→ **DATA SECTION**:
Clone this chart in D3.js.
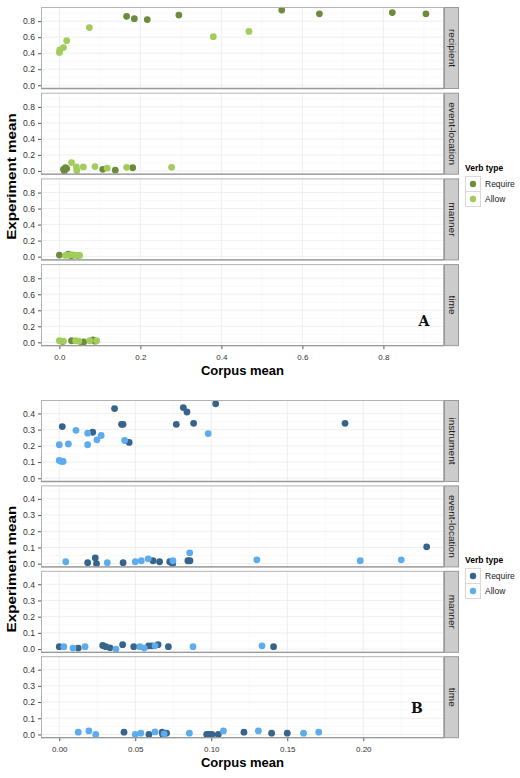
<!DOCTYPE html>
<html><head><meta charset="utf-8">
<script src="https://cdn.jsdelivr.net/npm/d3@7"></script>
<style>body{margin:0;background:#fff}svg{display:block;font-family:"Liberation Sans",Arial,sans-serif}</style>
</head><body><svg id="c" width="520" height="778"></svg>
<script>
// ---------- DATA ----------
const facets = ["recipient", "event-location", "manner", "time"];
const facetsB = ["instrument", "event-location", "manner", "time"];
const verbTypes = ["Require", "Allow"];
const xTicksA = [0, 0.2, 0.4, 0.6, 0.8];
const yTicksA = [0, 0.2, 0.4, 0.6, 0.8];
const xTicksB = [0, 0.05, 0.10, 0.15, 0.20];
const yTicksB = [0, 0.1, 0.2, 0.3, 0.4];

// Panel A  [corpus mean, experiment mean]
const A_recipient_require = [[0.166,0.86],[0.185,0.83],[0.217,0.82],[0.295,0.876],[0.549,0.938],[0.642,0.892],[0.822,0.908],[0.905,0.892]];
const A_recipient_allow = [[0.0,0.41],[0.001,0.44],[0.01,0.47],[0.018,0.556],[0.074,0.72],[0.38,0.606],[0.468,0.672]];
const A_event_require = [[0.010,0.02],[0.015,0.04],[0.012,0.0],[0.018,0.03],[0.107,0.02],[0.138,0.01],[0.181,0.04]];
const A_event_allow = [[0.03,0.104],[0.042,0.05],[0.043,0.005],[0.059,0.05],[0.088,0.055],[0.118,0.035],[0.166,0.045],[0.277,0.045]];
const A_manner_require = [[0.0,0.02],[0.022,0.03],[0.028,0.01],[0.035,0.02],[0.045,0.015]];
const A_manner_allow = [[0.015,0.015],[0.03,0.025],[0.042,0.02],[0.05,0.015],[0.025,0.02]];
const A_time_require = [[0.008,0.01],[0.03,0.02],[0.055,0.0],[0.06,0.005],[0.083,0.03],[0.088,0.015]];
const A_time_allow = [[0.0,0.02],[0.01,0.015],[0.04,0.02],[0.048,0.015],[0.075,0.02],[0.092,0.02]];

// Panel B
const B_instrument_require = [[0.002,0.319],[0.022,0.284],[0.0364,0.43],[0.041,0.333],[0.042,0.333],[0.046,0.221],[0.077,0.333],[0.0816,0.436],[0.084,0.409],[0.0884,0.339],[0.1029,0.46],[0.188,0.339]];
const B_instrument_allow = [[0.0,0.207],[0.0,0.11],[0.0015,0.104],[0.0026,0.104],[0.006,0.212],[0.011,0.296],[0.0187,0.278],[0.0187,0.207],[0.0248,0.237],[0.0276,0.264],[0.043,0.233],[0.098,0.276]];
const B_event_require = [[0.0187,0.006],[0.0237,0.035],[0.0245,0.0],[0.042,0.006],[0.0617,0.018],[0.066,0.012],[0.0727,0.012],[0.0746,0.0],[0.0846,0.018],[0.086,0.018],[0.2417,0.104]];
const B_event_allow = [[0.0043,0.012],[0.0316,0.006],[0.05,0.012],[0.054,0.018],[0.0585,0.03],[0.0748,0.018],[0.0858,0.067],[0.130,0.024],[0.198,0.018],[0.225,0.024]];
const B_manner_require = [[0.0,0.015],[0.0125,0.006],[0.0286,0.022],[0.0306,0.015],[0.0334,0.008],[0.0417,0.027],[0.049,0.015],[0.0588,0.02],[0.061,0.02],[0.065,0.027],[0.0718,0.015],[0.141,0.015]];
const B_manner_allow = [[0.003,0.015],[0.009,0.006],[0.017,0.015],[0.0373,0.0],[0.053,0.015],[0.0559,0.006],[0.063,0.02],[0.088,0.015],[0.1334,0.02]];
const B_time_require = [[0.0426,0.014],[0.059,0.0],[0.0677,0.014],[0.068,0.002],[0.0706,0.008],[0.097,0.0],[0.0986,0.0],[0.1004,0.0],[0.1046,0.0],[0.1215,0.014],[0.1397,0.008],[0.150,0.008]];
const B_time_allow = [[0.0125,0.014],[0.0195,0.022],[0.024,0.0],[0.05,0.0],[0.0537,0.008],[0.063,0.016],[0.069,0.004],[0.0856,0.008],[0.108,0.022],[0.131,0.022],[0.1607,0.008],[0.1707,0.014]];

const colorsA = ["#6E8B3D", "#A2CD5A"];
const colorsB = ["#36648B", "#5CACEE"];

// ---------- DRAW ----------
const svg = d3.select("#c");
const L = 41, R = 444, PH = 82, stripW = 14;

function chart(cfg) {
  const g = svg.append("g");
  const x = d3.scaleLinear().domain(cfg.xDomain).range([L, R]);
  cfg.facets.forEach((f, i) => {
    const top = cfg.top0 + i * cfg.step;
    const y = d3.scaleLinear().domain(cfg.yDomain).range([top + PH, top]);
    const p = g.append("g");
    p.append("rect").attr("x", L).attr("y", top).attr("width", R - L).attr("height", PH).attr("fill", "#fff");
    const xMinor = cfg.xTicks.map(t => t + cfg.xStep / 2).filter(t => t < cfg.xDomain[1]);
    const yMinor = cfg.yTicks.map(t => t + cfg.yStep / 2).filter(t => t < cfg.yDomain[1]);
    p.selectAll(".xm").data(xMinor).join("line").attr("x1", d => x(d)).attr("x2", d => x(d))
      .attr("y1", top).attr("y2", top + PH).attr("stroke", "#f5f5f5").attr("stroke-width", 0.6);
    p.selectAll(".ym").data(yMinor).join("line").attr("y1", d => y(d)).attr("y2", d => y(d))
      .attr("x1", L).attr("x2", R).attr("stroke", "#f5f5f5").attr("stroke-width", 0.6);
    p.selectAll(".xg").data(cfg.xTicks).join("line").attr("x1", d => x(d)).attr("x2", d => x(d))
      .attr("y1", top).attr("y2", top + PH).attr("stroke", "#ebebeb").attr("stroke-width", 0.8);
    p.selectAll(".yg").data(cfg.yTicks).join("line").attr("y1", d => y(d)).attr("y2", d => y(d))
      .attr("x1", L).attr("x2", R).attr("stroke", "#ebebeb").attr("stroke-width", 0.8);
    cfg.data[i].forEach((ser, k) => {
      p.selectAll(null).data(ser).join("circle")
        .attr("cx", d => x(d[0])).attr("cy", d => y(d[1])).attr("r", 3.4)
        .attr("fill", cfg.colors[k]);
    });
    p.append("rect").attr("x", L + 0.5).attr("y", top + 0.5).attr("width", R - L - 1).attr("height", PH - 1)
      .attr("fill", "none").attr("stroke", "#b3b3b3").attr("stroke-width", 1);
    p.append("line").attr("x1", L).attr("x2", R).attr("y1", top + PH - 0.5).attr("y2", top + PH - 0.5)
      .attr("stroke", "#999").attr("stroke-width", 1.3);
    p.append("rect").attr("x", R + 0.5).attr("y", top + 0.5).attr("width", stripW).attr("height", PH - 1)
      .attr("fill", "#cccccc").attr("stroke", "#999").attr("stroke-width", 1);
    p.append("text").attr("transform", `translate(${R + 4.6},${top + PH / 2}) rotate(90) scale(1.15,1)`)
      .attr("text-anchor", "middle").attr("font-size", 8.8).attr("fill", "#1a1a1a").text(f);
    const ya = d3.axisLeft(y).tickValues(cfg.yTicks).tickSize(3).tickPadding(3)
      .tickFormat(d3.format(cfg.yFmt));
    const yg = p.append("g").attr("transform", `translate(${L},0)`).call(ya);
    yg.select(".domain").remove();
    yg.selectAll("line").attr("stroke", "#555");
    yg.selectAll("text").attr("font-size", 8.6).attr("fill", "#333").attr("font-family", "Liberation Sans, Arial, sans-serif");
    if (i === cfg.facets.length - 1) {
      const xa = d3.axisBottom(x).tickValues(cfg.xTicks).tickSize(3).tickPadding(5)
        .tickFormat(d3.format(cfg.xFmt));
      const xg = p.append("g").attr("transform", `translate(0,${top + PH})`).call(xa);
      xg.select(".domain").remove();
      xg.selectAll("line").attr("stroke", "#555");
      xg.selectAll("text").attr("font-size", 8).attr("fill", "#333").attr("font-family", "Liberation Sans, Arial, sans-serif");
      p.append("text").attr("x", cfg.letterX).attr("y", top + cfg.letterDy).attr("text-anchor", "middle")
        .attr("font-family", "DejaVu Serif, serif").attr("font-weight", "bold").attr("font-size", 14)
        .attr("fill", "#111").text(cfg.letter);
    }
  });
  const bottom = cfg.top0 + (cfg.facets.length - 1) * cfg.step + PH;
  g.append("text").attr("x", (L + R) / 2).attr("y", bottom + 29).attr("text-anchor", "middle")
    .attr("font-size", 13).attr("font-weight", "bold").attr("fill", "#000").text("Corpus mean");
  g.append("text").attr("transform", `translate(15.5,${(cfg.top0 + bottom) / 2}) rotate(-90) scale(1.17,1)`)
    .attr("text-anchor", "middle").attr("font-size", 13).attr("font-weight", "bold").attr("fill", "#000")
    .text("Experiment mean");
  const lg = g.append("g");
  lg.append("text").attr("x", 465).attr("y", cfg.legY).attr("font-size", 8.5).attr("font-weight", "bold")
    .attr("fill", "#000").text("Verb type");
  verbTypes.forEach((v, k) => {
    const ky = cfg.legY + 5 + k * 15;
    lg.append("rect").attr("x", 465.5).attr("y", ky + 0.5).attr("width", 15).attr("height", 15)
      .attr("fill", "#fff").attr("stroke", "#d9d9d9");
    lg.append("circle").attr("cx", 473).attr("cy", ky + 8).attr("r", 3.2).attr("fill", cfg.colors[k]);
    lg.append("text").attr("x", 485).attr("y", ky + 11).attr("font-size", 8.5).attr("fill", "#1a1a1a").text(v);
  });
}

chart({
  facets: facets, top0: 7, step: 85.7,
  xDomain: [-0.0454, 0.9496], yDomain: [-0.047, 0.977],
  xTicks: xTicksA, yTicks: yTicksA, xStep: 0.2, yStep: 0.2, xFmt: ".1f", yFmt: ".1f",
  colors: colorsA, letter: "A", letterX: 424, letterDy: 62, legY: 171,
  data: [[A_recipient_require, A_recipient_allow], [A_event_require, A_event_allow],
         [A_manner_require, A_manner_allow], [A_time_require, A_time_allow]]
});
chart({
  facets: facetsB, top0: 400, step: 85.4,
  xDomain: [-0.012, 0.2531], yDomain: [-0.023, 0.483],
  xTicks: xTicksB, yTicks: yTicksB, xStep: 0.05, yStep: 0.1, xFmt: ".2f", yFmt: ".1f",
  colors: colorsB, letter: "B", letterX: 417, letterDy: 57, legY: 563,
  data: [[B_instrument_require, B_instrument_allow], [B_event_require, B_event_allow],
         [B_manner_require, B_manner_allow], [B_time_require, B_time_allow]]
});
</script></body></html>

→ **YOUR TASK**: Write down every line from the opening of the listing to the line with "const yTicksB = [0, 0.1, 0.2, 0.3, 0.4];", both included, and nothing else; the pictures are omitted.

→ **RESPONSE**:
Clone this chart in D3.js.
<!DOCTYPE html>
<html><head><meta charset="utf-8">
<script src="https://cdn.jsdelivr.net/npm/d3@7"></script>
<style>body{margin:0;background:#fff}svg{display:block;font-family:"Liberation Sans",Arial,sans-serif}</style>
</head><body><svg id="c" width="520" height="778"></svg>
<script>
// ---------- DATA ----------
const facets = ["recipient", "event-location", "manner", "time"];
const facetsB = ["instrument", "event-location", "manner", "time"];
const verbTypes = ["Require", "Allow"];
const xTicksA = [0, 0.2, 0.4, 0.6, 0.8];
const yTicksA = [0, 0.2, 0.4, 0.6, 0.8];
const xTicksB = [0, 0.05, 0.10, 0.15, 0.20];
const yTicksB = [0, 0.1, 0.2, 0.3, 0.4];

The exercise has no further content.